On
nomme populisme les mouvements politiques qui surfent sur le repli identitaire
et le rejet des étrangers. Dans les pays européens, ce mouvement se traduit par
le succès de partis qui rejettent l’adhésion à l’Union européenne et prônent
une pureté ethnique. En Grande-Bretagne avec l’UKIP, au Pays-Bas avec le parti
de la liberté de Geert Wilders, en Hongrie avec Orban et à sa droite le Jobbik
et en France avec le Front national.
Ces
mouvements sont les héritiers d’une histoire. Les nationalismes européens du
dix-neuvième siècle, les fascismes dans l’Europe du vingtième. Dans l’Europe d’après-guerre,
les vastes mouvements de populations que Keith Lowe a étudié dans L’Europe barbare sont le résultat d’un phénomène
que la guerre des Balkans appellera ensuite la purification ethnique.
Cette
histoire du rejet des étrangers peut se
résumer ainsi : les membres d’une nation se déterminent négativement, par
une définition de qu’ils ne sont pas. Un Britannique, au 19ème
siècle, c’est d’abord un non-catholique, un Français, pour le Front national, c’est
quelqu’un qui n’est pas Juif, pas musulman, pas Rom. Un Hongrois est quelqu’un
qui n’est pas roumain. La liste est infinie.
Pour
que le populisme ne se développe pas, il faut que les individus qui composent
une société et une nation possèdent d’autres définitions d’eux-mêmes que négatives.

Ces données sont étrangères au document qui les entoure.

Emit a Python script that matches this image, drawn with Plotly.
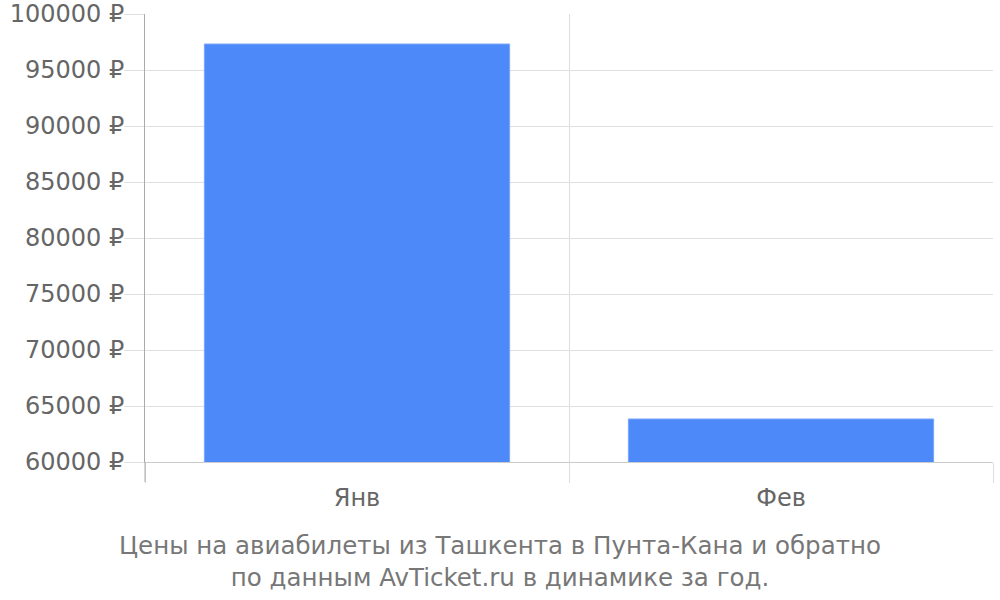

Dans les sociétés occidentales, les religions, les nationalismes et les
socialismes joué ce rôle. Ils ont été de puissants marqueurs des individus. La
religion disait à ses fidèles que chacun comptait pour un. Le nationalisme
disait à ses partisans que chacun était
précieux par sa seule inscription dans une communauté soudée par la
langue, le territoire, une histoire commune. Le socialisme comme instrument de
combat et de rêve d’une autre société possible était un efficace levier des
ambitions individuelles et un outil de carrière pour les plus modestes. Les
religions sont en plein reflux. Le nationalisme est en déclin. Il faut un
danger pour être patriote et l’Europe est en paix. Le socialisme s’est effondré
avec la chute des empires soviétiques et communistes. Que reste-t-il ? Des
ambitions et des itinéraires individuels. Quand le capital affectif, culturel,
professionnel, matériel, est suffisant pour rendre la vie intéressante,
famille, métier, voyages, etc… il évite la recherche de boucs émissaires. Pour
qui en est démuni, la souffrance est extrême et chacun cherche à capter des
substituts. Le populisme vient à sa rencontre en lui disant : ton
privilège, ton capital, c’est le lieu où tu es né. Tu es supérieur aux autres,
tu as des droits supplémentaires parce que tu es né où tu es né. Dans un pays,
une région, une ville. Ceux qui ne sont pas nés au même endroit, s’ils veulent
partager les privilèges liés au lieu de naissance, représentent un danger
puisqu’ils prétendent partager le seul privilège qui te reste, ton
appartenance. Ta carte d’identité. Ta carte vitale, la bien nommée. Tu as perdu
ton emploi, la famille se disloque parce l’épouse n’est plus soumise, les fins
de mois sont difficiles. Il te reste la supériorité ethnique. Tu es supérieur
aux étrangers. Le populisme est un mouvement politique qui exploite ces
sentiments. Il ne sera pas combattu par des arguments rationnels. On pourra
montrer par des faits et des démonstrations que l’étranger n’est pas un danger,
que l’émigration n’explique pas le chômage, que l’intégrisme musulman est
minoritaire, que les Juifs ne sacrifient pas les enfants pour boire leur sang,
ça ne servira à rien puisque le populisme ne se construit pas sur des dangers
objectifs, mais d’abord sur la recherche éperdue d’une place dans la société.
Rien à faire
donc ? Au contraire, tout est à faire. Mais pas dans une lutte inaudible
contre la haine. Dans la construction d’une place pour tous dans la société. D’un
avenir pour tous. Dans la lutte contre le mépris dans lequel des pans entiers
de la population sont tenus par leur interdiction de participer au banquet
national. Mépris auquel vient s’ajouter la condamnation hautaine de leurs
opinions rétrogrades ou imbéciles.
Il faut bien
sûr lutter contre le racisme, dénoncer en permanence ceux qui utilisent les
peurs et les préjugés. Il faut démonter les arguments de haine, mais ne jamais
remplacer le combat indispensable contre l’exclusion sociale par une lutte
contre le racisme qui peut, si on n’y prend pas garde, renforcer cette
exclusion.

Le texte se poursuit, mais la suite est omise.